[Directions for this task] Write the lines out again, from the top of the material to the line containing "Chart.register(...registerables);", pictures excluded.

[Data excerpt]
━━━━━━━━━━━━━━━━━━━━━━━━━━━━━━
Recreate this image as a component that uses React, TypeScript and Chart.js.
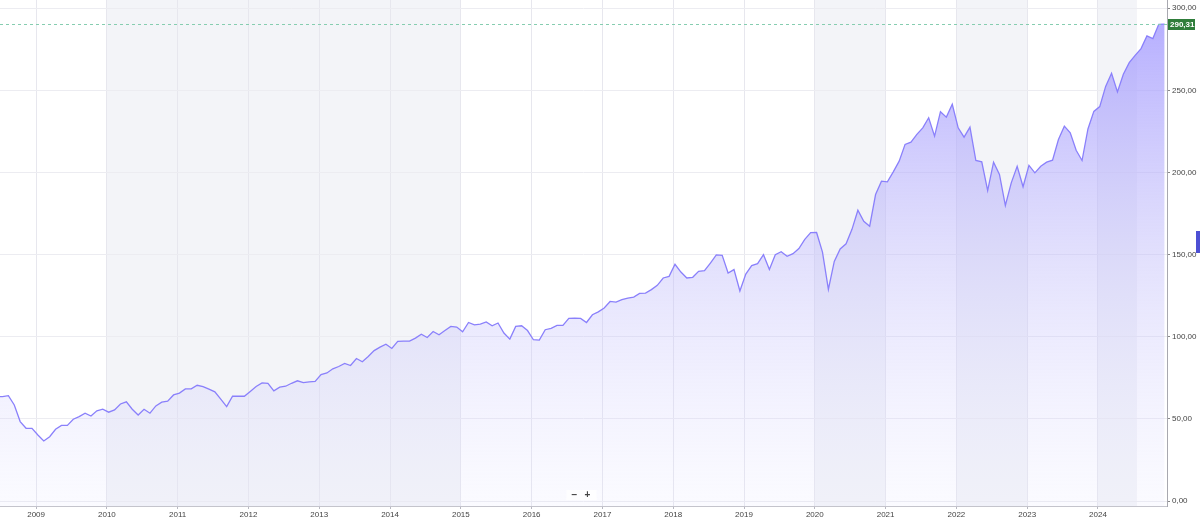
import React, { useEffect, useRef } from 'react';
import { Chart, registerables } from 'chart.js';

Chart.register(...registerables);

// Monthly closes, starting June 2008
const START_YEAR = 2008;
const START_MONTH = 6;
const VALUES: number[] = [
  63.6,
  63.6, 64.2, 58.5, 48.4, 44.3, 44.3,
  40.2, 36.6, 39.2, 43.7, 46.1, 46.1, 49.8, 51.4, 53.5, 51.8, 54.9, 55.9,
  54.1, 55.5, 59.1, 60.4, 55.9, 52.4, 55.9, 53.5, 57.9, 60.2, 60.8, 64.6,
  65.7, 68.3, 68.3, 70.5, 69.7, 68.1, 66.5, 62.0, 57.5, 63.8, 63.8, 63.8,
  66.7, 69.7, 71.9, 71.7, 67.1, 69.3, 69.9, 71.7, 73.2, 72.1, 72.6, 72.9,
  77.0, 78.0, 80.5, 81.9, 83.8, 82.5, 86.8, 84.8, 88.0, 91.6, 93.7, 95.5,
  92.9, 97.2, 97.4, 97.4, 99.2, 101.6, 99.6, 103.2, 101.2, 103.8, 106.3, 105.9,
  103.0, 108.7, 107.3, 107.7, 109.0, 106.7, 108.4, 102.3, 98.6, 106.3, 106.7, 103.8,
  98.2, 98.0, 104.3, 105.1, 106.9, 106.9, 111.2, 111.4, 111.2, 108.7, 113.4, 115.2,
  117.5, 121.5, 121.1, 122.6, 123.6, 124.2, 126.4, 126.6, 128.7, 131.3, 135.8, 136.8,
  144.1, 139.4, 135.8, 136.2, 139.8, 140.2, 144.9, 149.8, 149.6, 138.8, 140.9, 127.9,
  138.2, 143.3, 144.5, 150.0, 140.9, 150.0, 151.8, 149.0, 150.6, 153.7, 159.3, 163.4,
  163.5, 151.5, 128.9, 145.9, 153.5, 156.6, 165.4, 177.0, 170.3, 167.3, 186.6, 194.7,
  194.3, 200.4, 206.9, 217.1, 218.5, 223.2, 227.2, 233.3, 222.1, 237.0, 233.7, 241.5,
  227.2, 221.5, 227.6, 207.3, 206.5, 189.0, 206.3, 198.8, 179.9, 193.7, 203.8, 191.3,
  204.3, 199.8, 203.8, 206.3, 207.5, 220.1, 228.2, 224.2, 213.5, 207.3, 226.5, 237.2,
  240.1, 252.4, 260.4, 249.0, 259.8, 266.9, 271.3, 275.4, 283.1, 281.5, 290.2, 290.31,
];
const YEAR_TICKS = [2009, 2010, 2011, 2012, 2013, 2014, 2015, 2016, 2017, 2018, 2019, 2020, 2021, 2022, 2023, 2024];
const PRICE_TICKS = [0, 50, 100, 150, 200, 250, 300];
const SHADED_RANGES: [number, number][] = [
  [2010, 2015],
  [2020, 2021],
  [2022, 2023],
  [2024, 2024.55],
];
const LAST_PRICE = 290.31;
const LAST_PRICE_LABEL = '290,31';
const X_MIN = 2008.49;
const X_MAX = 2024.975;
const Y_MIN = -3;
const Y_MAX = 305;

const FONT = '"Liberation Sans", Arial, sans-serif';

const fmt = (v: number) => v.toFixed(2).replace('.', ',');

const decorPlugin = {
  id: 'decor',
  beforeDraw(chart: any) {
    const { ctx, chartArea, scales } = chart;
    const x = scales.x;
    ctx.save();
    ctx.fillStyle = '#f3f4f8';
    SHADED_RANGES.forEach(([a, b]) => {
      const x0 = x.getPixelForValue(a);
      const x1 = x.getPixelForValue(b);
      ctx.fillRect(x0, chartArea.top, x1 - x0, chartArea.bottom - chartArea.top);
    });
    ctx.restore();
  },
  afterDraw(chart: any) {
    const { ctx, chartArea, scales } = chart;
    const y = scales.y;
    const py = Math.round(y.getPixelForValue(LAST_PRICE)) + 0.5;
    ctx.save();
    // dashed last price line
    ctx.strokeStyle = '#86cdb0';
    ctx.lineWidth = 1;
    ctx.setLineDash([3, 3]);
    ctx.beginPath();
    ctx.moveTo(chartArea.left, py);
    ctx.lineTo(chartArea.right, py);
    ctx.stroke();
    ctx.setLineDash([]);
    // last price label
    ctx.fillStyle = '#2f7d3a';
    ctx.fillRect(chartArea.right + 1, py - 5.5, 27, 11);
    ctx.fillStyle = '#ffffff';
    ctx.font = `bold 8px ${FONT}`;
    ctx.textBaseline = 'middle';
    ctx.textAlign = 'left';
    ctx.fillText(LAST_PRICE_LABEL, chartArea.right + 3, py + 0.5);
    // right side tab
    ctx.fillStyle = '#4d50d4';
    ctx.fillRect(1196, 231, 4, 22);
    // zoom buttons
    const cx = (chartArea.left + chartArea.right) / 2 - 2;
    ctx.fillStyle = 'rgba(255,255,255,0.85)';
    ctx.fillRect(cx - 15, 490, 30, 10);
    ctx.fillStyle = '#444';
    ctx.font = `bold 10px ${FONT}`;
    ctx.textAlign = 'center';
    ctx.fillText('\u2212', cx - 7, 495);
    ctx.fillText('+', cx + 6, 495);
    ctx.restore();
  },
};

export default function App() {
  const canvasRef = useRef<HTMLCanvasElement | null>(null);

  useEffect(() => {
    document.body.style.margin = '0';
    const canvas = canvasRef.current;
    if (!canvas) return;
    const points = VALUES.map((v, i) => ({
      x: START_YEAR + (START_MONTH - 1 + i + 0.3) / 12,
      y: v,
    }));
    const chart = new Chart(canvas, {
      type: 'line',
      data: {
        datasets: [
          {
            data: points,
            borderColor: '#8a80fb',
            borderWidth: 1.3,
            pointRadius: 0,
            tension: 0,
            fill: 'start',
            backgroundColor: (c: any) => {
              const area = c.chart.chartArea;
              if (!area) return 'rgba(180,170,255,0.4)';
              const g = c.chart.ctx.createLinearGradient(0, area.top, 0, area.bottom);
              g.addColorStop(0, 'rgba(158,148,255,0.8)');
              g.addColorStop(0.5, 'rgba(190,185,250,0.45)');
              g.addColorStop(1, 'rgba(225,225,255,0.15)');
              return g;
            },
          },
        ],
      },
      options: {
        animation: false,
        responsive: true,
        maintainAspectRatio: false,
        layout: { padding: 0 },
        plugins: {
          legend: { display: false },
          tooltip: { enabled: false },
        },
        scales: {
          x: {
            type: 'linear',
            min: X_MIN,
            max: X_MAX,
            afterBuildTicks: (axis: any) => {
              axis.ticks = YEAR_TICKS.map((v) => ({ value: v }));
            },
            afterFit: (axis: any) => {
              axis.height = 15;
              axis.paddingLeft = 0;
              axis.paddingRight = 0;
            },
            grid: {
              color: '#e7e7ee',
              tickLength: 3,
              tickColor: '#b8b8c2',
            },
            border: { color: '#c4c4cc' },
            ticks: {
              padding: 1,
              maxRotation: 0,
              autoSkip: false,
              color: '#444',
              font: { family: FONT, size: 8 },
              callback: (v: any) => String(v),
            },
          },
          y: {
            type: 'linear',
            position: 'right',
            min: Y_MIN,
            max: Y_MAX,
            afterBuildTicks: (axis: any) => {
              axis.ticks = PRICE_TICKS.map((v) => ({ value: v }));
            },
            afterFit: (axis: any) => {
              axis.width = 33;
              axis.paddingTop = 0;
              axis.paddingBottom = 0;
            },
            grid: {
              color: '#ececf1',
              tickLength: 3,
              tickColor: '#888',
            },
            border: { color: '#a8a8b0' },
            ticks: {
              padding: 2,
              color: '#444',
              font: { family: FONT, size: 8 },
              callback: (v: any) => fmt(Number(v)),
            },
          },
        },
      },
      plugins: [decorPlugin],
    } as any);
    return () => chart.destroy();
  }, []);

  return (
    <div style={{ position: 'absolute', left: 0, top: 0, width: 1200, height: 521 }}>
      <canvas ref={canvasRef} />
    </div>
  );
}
━━━━━━━━━━━━━━━━━━━━━━━━━━━━━━
[Reply to the exercise]
Recreate this image as a component that uses React, TypeScript and Chart.js.
import React, { useEffect, useRef } from 'react';
import { Chart, registerables } from 'chart.js';

Chart.register(...registerables);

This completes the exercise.